On the regulation issue, says Rawson, over regulation is now evident in many industries and the pendulum has swung too far in favour of labour. What is more, the labour forces of South Africa are by and large insufficiently skilled and therefore unproductive.
“Despite this they are able to ruin the investor confidence locally and internationally and challenge the government with ongoing countrywide strikes. All this poses a serious threat to the government which must be aware that it is heading for trouble. Let us be quite clear on this: the loss of orders in the motor industry as a result of strikes is just one of the inevitable results that will follow from labour being now too powerful. Every other industry will feel the effect and from overseas sources it is clear that there is already a serious lack of international confidence.”
Discussing the skills issue, Rawson says that private enterprise must be given tax relief for ongoing training.
“Apprenticeships are no longer in fashion, but as the educational system in South Africa is on the whole inadequate, many jobseekers will require one to five years of training if they are to become really useful. This was one of the objectives of Services Seta, but so far it has not achieved great success.”
In China, by contrast, says Rawson, 70% of school leavers in the free enterprise zones have been trained for jobs by the time they are 18. Additional ongoing training with their employers and a total lack of strikes makes them very productive.
“A 1% drop in the interest rates would probably give a further 10% to 15% of middle class South Africans the ability to qualify for a bond and become homeowners. It would also facilitate a much needed revival of the home renovation and home improvement industry.
“Those of us in property sales know that the demand is still there, but what month after month many people lose heart and give up the ambition of becoming homeowners because they no longer believe they will qualify for bonds. This has to be changed.”
He says regular renovations and upgrading of properties have traditionally been part of the South African housing scene, and are always good investments provided homeowners don’t overcapitalise – but the lack of funding has hit this market too.
He says South Africa can probably look forward to far better growth than most of the First World countries which, in his view, will struggle for at least another five to 10 years before they can really claim to have left the economic collapse right behind them.

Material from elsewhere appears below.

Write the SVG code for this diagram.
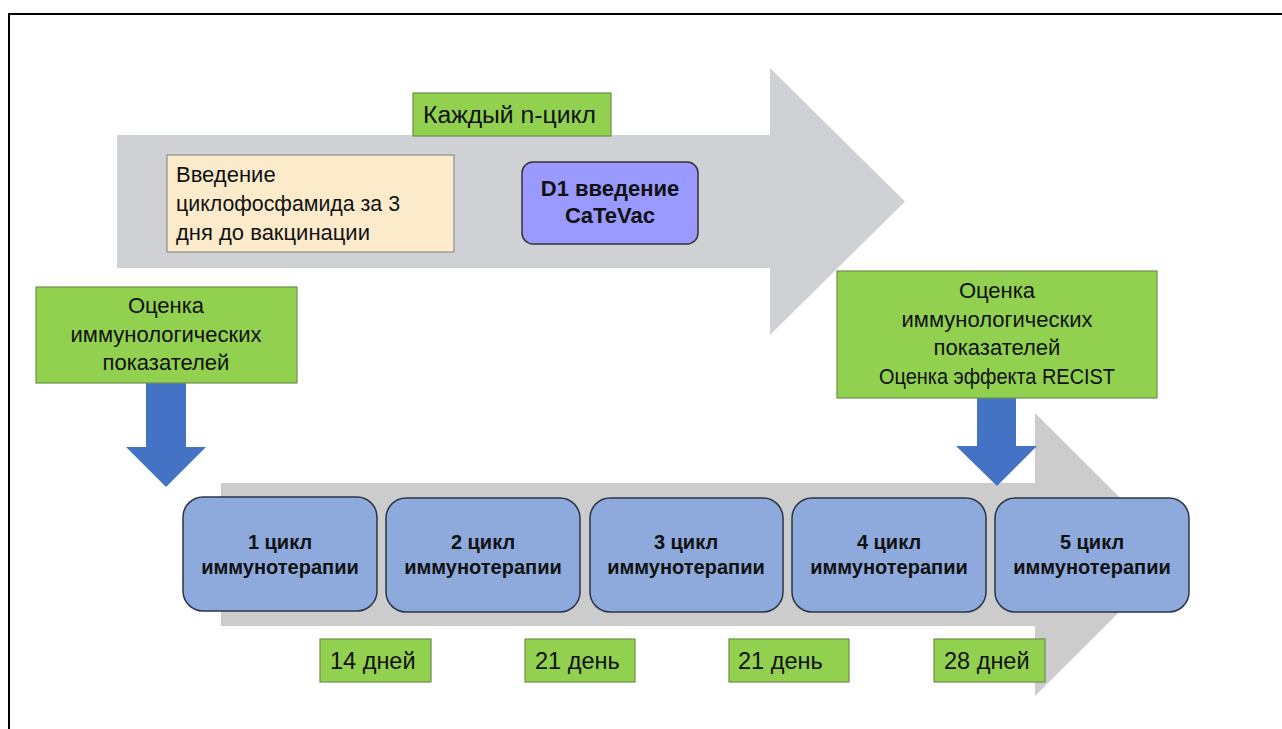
<svg xmlns="http://www.w3.org/2000/svg" width="1282" height="729" viewBox="0 0 1282 729">
<style>
text{font-family:"Liberation Sans",Arial,sans-serif;fill:#111}
.g{fill:#92D050;stroke:#6E8F4A;stroke-width:1.2}
.cyc{fill:#8EA9DB;stroke:#2B3447;stroke-width:1.5}
.blue{fill:#4472C4}
.reg{font-size:22px}
.day{font-size:23.5px}
.bold{font-size:20px;font-weight:bold}
.mid{text-anchor:middle}
</style>
<rect x="0" y="0" width="1282" height="729" fill="#fff"/>
<path d="M9 729 V14 H1282" fill="none" stroke="#000" stroke-width="2"/>
<g id="connectors">
<polygon id="top-arrow" points="117,135 770,135 770,68 905,201.5 770,335 770,268 117,268" fill="#D0D1D5"/>
<polygon id="bottom-arrow" points="221,483 1035,483 1035,413 1177,554.5 1035,696 1035,626 221,626" fill="#CCCCCC"/>
<polygon id="left-blue-arrow" class="blue" points="146,383 186,383 186,447 206,447 166,487 126,447 146,447"/>
<polygon id="right-blue-arrow" class="blue" points="977,398 1016,398 1016,446 1037,446 997,486 956,446 977,446"/>
</g>
<g id="each-cycle">
<rect class="g" x="413" y="93" width="198" height="43"/>
<text class="day" x="423" y="123" textLength="173" lengthAdjust="spacingAndGlyphs">Каждый n-цикл</text>
</g>
<g id="cyclophosphamide">
<rect x="167" y="155" width="287" height="97" fill="#FCEBCB" stroke="#8C8C8C" stroke-width="1.2"/>
<text class="reg" x="176" y="182">Введение</text>
<text class="reg" x="176" y="211" textLength="224" lengthAdjust="spacingAndGlyphs">циклофосфамида за 3</text>
<text class="reg" x="176" y="240">дня до вакцинации</text>
</g>
<g id="d1">
<rect x="522" y="162" width="176" height="82" rx="11" fill="#9999FF" stroke="#333" stroke-width="1.5"/>
<text class="bold mid" x="610" y="196" style="font-size:22px">D1 введение</text>
<text class="bold mid" x="610" y="223" style="font-size:22px">CaTeVac</text>
</g>
<g id="eval-left">
<rect class="g" x="36" y="287" width="261" height="96"/>
<text class="reg mid" x="166" y="313">Оценка</text>
<text class="reg mid" x="166" y="342">иммунологических</text>
<text class="reg mid" x="166" y="370">показателей</text>
</g>
<g id="eval-right">
<rect class="g" x="837" y="271" width="320" height="127"/>
<text class="reg mid" x="997" y="298">Оценка</text>
<text class="reg mid" x="997" y="327">иммунологических</text>
<text class="reg mid" x="997" y="355">показателей</text>
<text class="reg mid" x="997" y="384" textLength="236" lengthAdjust="spacingAndGlyphs">Оценка эффекта RECIST</text>
</g>
<g id="cycle1">
<rect class="cyc" x="183" y="497" width="194" height="114" rx="20"/>
<text class="bold mid" x="280" y="549">1 цикл</text>
<text class="bold mid" x="280" y="574">иммунотерапии</text>
</g>
<g id="cycle2">
<rect class="cyc" x="386" y="498" width="194" height="114" rx="20"/>
<text class="bold mid" x="483" y="549">2 цикл</text>
<text class="bold mid" x="483" y="574">иммунотерапии</text>
</g>
<g id="cycle3">
<rect class="cyc" x="590" y="498" width="193" height="114" rx="20"/>
<text class="bold mid" x="686" y="549">3 цикл</text>
<text class="bold mid" x="686" y="574">иммунотерапии</text>
</g>
<g id="cycle4">
<rect class="cyc" x="792" y="498" width="194" height="114" rx="20"/>
<text class="bold mid" x="889" y="549">4 цикл</text>
<text class="bold mid" x="889" y="574">иммунотерапии</text>
</g>
<g id="cycle5">
<rect class="cyc" x="995" y="498" width="194" height="114" rx="20"/>
<text class="bold mid" x="1092" y="549">5 цикл</text>
<text class="bold mid" x="1092" y="574">иммунотерапии</text>
</g>
<g id="day14">
<rect class="g" x="320" y="639" width="111" height="43"/>
<text class="day" x="330" y="669">14 дней</text>
</g>
<g id="day21a">
<rect class="g" x="525" y="639" width="110" height="43"/>
<text class="day" x="535" y="669">21 день</text>
</g>
<g id="day21b">
<rect class="g" x="729" y="639" width="120" height="43"/>
<text class="day" x="738" y="669">21 день</text>
</g>
<g id="day28">
<rect class="g" x="934" y="639" width="111" height="43"/>
<text class="day" x="944" y="669">28 дней</text>
</g>
</svg>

Herschel Jawitz CE of Jawitz Properties has welcomed the latest inflation data as a real opportunity for the Reserve Bank to cut interest rates again at the September meeting on Thursday.
“The Reserve Bank’s mandate to use interest rates to curb inflation on the upside is clear and the converse should apply as well. This is especially relevant now, given global economic recovery concerns and to some degree the impact in short term of the public sector strike. At 3.7%, inflation is now at the bottom end of the target range and the full effect of the increase in electricity prices should be accounted for. Even if inflation starts to move upwards there is still scope for the Reserve Bank to be brave and cut rates.”
He says a rate cut will have short term and long term implications for the residential property market, which has a follow-on effect for the economy. In the short term a cut in interest rates will improve demand and buyers’ ability to get a mortgage. A drop in rates will also help to stem the flow of distressed properties the banks are dealing with and which are still coming onto the market.
“More disposable income in people’s pockets may go some way to lowering the number of repossessions and for the bank’s impairments on the mortgage book. All of these factors in the medium and long term bode well for the sustainability in the recovery of the property market and by implication the economy.
“You only have to look at how sensitive the US financial markets are to the housing market, to realise how strong the overall impact of residential property is on the economy. The wealth effect and impact on consumer confidence of home ownership and a firm residential market cannot be underestimated. The Reserve Bank must understand this and make a statement with an interest rate cut in September,” says Jawitz.
Bruce Swain, managing director of Leapfrog Property Group, believes that a further rate cut is necessary to make homes more affordable and cement long-term stability.
“Consumers are still in debt and liquidity remains a significant challenge. As consumers start working their way out of debt to regain a semblance of financial stability, they are hesitant to make the commitment to get back into long-term debt again. It remains a double-edged sword for many. Although property prices have stabilised and are likely to increase over the next six months people also realise we are nearing the bottom of the interest rate cycle and can probably expect increases in the first half of 2011.”